At least not if you’re comparing Georgia to Michigan State.
“How do you figure out if a kid wiIl translate to a two- or three-year starter as a college quarterback?”
Um… don’t you just look at who had the best stats at G-Day?
Evidently there’s more to it than that. Who could have known?
“If they change this rule so now I can force a kid to stay with me and be my backup, I think that’s just cruel and unusual.”
The thing people – and by that, I mean certain coaches – tend to forget in blasting kids for “taking advantage” of the graduate transfer rule, is that it takes two to tango. Players who graduate and look to move on still need a dancing partner.
Or to put it another way, “Pass a well-meaning rule, and schools will find a way to bend it.”

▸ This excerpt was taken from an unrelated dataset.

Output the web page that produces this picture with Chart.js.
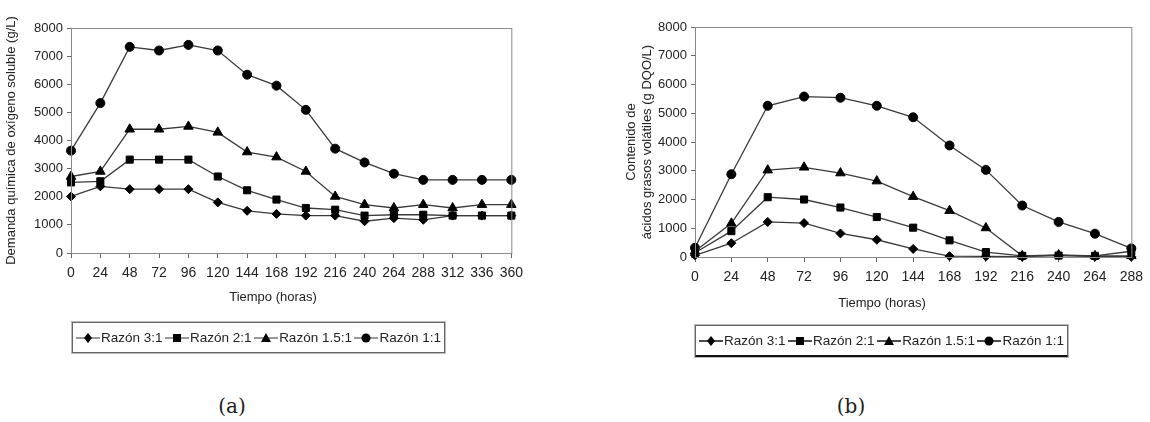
<!DOCTYPE html>
<html>
<head>
<meta charset="utf-8">
<script src="https://cdn.jsdelivr.net/npm/chart.js@4.4.1/dist/chart.umd.min.js"></script>
<style>
  body { margin: 0; width: 1150px; height: 422px; background: #fff; position: relative; overflow: hidden;
         font-family: "Liberation Sans", Arial, sans-serif; color: #222; }
  canvas { position: absolute; }
  .xtitle { position: absolute; font-size: 13px; transform: translateX(-50%); white-space: nowrap; }
  .legend { position: absolute; border: 1px solid #666; box-shadow: 0 0 0 1px #bbb; display: flex;
            align-items: center; justify-content: space-between; padding: 0 3px; box-sizing: border-box;
            font-size: 13.5px; }
  .legend .item { display: flex; align-items: center; white-space: nowrap; flex: none; }
  .legend svg { margin-right: 1px; flex: none; }
  .caption { position: absolute; font-family: "DejaVu Serif", "Liberation Serif", serif; font-size: 20px;
             transform: translateX(-50%); }
</style>
</head>
<body>
<canvas id="chartA" width="530" height="310" style="left:0;top:0"></canvas>
<canvas id="chartB" width="575" height="315" style="left:575px;top:0"></canvas>
<div class="xtitle" style="left:273px;top:289px">Tiempo (horas)</div>
<div class="xtitle" style="left:882px;top:295px">Tiempo (horas)</div>
<div class="legend" id="legendA" style="left:72px;top:322px;width:373px;height:31px"></div>
<div class="legend" id="legendB" style="left:695px;top:325px;width:373px;height:32px;border-bottom:2px solid #111"></div>
<div class="caption" style="left:232px;top:394px">(a)</div>
<div class="caption" style="left:851px;top:394px">(b)</div>

<script>
// series names and marker styles
const seriesNames = ['Razón 3:1', 'Razón 2:1', 'Razón 1.5:1', 'Razón 1:1'];
const markers = ['rectRot', 'rect', 'triangle', 'circle'];

// chart (a): soluble COD
const hoursA = ['0', '24', '48', '72', '96', '120', '144', '168', '192', '216', '240', '264', '288', '312', '336', '360'];
const codRazon31 = [2010, 2370, 2270, 2270, 2270, 1800, 1500, 1390, 1330, 1330, 1130, 1240, 1180, 1330, 1330, 1330];
const codRazon21 = [2510, 2550, 3320, 3320, 3320, 2720, 2230, 1900, 1600, 1540, 1330, 1360, 1360, 1330, 1330, 1330];
const codRazon151 = [2720, 2900, 4400, 4400, 4500, 4290, 3590, 3410, 2900, 2010, 1720, 1600, 1720, 1600, 1720, 1720];
const codRazon11 = [3640, 5330, 7330, 7200, 7400, 7200, 6340, 5950, 5090, 3710, 3220, 2820, 2600, 2600, 2600, 2600];

// chart (b): volatile fatty acids
const hoursB = ['0', '24', '48', '72', '96', '120', '144', '168', '192', '216', '240', '264', '288'];
const agvRazon31 = [60, 480, 1220, 1180, 820, 600, 280, 30, 20, 10, 60, 10, 10];
const agvRazon21 = [150, 900, 2080, 2000, 1720, 1390, 1020, 580, 170, 40, 50, 40, 200];
const agvRazon151 = [200, 1170, 3020, 3120, 2920, 2640, 2100, 1610, 1010, 40, 70, 40, 40];
const agvRazon11 = [320, 2880, 5260, 5580, 5540, 5260, 4860, 3880, 3030, 1790, 1220, 810, 300];

const yTicksMax = 8000;

const frameBorder = {
  id: 'frameBorder',
  afterDraw(chart) {
    const { ctx, chartArea } = chart;
    ctx.save();
    ctx.strokeStyle = '#8a8a8a';
    ctx.lineWidth = 1;
    ctx.strokeRect(chartArea.left + 0.5, chartArea.top + 0.5, chartArea.right - chartArea.left, chartArea.bottom - chartArea.top);
    ctx.restore();
  }
};

function makeDatasets(seriesList) {
  return seriesList.map((values, i) => ({
    label: seriesNames[i],
    data: values,
    borderColor: '#3a3a3a',
    borderWidth: 1.3,
    pointStyle: markers[i],
    pointRadius: markers[i] === 'rect' ? 5 : (markers[i] === 'triangle' ? 5.5 : 4.5),
    pointBackgroundColor: '#000',
    pointBorderColor: '#000',
    pointBorderWidth: 1,
    tension: 0,
    clip: false
  }));
}

function makeChart(canvasId, labels, seriesList, opts) {
  const ctx = document.getElementById(canvasId).getContext('2d');
  return new Chart(ctx, {
    type: 'line',
    data: { labels: labels, datasets: makeDatasets(seriesList) },
    options: {
      responsive: false,
      animation: false,
      layout: { padding: { top: opts.top, right: opts.right, left: 0, bottom: 0 } },
      plugins: { legend: { display: false }, tooltip: { enabled: false } },
      scales: {
        x: {
          type: 'category',
          offset: false,
          grid: { display: true, drawOnChartArea: false, drawTicks: true, tickLength: 5, color: '#666' },
          border: { color: '#8a8a8a' },
          ticks: { color: '#222', font: { family: '"Liberation Sans", Arial', size: 14 }, padding: 7, maxRotation: 0, autoSkip: false },
          afterFit(scale) { scale.height = opts.xHeight; }
        },
        y: {
          min: 0,
          max: yTicksMax,
          grid: { display: true, drawOnChartArea: false, drawTicks: true, tickLength: 4, color: '#666' },
          border: { color: '#8a8a8a' },
          ticks: {
            stepSize: 1000, color: '#222', font: { family: '"Liberation Sans", Arial', size: 13 }, padding: 4,
            callback: value => String(value)
          },
          title: {
            display: true,
            text: opts.yTitle,
            color: '#222',
            font: { family: '"Liberation Sans", Arial', size: 13 },
            padding: { top: opts.titlePad, bottom: 0 }
          },
          afterFit(scale) { scale.width = opts.yWidth; }
        }
      }
    },
    plugins: [frameBorder]
  });
}

makeChart('chartA', hoursA, [codRazon31, codRazon21, codRazon151, codRazon11], {
  top: 28, right: 16, xHeight: 57, yWidth: 71, titlePad: 4,
  yTitle: 'Demanda química de oxígeno soluble (g/L)'
});

makeChart('chartB', hoursB, [agvRazon31, agvRazon21, agvRazon151, agvRazon11], {
  top: 27, right: 13, xHeight: 58, yWidth: 120, titlePad: 49,
  yTitle: ['Contenido de', 'ácidos grasos volátiles (g DQO/L)']
});

// HTML legends
function markerSvg(style, lineColor) {
  let shape = '';
  if (style === 'rectRot') shape = '<polygon points="12,3 16,8 12,13 8,8" fill="#000"/>';
  if (style === 'rect') shape = '<rect x="8" y="4" width="8" height="8" fill="#000"/>';
  if (style === 'triangle') shape = '<polygon points="12,3 17,12 7,12" fill="#000"/>';
  if (style === 'circle') shape = '<circle cx="12" cy="8" r="4.5" fill="#000"/>';
  return '<svg width="24" height="16"><line x1="0" y1="8" x2="24" y2="8" stroke="' + lineColor + '" stroke-width="1.5"/>' + shape + '</svg>';
}

function buildLegend(id, lineColor) {
  const el = document.getElementById(id);
  el.innerHTML = seriesNames.map((name, i) =>
    '<span class="item">' + markerSvg(markers[i], lineColor) + name + '</span>').join('');
}
buildLegend('legendA', '#777');
buildLegend('legendB', '#111');
</script>
</body>
</html>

In Pruitt’s second year, I’m hoping familiarity breeds approval. So take these words from Jordan Jenkins for what they’re worth:
“He’s done everything we thought he would and so much more,” senior outside linebacker Jordan Jenkins said. “He’s developed us a lot as young men, and he’s developed us a lot on the field. He has really helped me with a lot of coverage issues that I’ve had in the past, and he’s helped the issues of some other guys, too.”
Considering what they’re planning on doing with Leonard Floyd and some of the fresh faces in the secondary, I sure hope so.
And, as Andy Schwartz tells it, the NCAA has always paid players.
Contrary to popular belief, the NCAA has only ever truly enforced a nationwide prohibition on payments to athletes for three years—from 1948 to 1951. Prior to that, there was no NCAA-wide rule on scholarships at all, meaning that the full flowering of the popularity of college football prior to World War II was achieved without any intervention from any centralized, faux-regulatory body. Imagine it—all that sis-boom-bah and yet no national price fixing!
In 1948 that changed. The NCAA passed what was called the “Sanity Code,” which said that any form of merit pay to an athlete in exchange for his services as an athlete was forbidden, and any school that violated that policy would be boycotted by all other members of the NCAA. To be clear, what we now think of as athletic scholarships were item number one on this list of banned payments. In the Sanity Code world, an athletic scholarship was—gasp—pay for play.
By 1951, the NCAA had identified seven schools—BC, The Citadel, Maryland, Villanova, Virginia, Virginia Tech, and VMI—that were, apparently insanely, paying football players through athletic scholarships. The full NCAA membership, when asked to enforce the Sanity Code, had a moment of “there but for the grace of God go I” and realized that because they were also providing athletic scholarships, if they knocked out Virginia Tech, the next knock on the door in the night might be to haul them in to be judged for their own insanity.
So neither Virginia Tech nor its fellow “Seven Sinners” were punished and the Sanity Code, while it stayed on the books for a few more years, was left unenforced.
In the years since, the NCAA has never tried to prohibit athletes from receiving some form of athletic pay for their services. So while you often hear people decrying the horrors that would emerge if college athletes were to be paid, with the exception of those three years, college athletes have been paid. Often these scholarships include a monthly check that players use to pay their rent and buy food with. Sort of like everyone else does with the checks their employers give them.
Over the years, the only thing that really changes is its definition of pay. Or, to paraphrase the former leader of the free world, It depends upon what the meaning of the word ‘pay’ is.
Throw unprecedented revenues together with doing what’s convenient and you’ve just created the perfect formula to lose in court.
This is the sound of a man who senses he’s finally getting the level of support he’s been seeking.
If there was something missing at Georgia in terms of resources, the perception now is there soon won’t be any longer.
“I think the things that we’re seeing are really not that uncommon in the league, it might feel uncommon at Georgia,” Richt said. “We are the last to put in an indoor. There are other things facility wise that we want to get done that would really bring us up to par with everybody. We’re not necessarily blazing a trail but we are moving in a very positive direction. …I’m thankful that we’re moving in the right direction.”
Notice that he says “moving”, as in the present tense. As in the program hasn’t arrived at its final destination yet.
He’s got the gentle criticism of McGarity down to a fine art.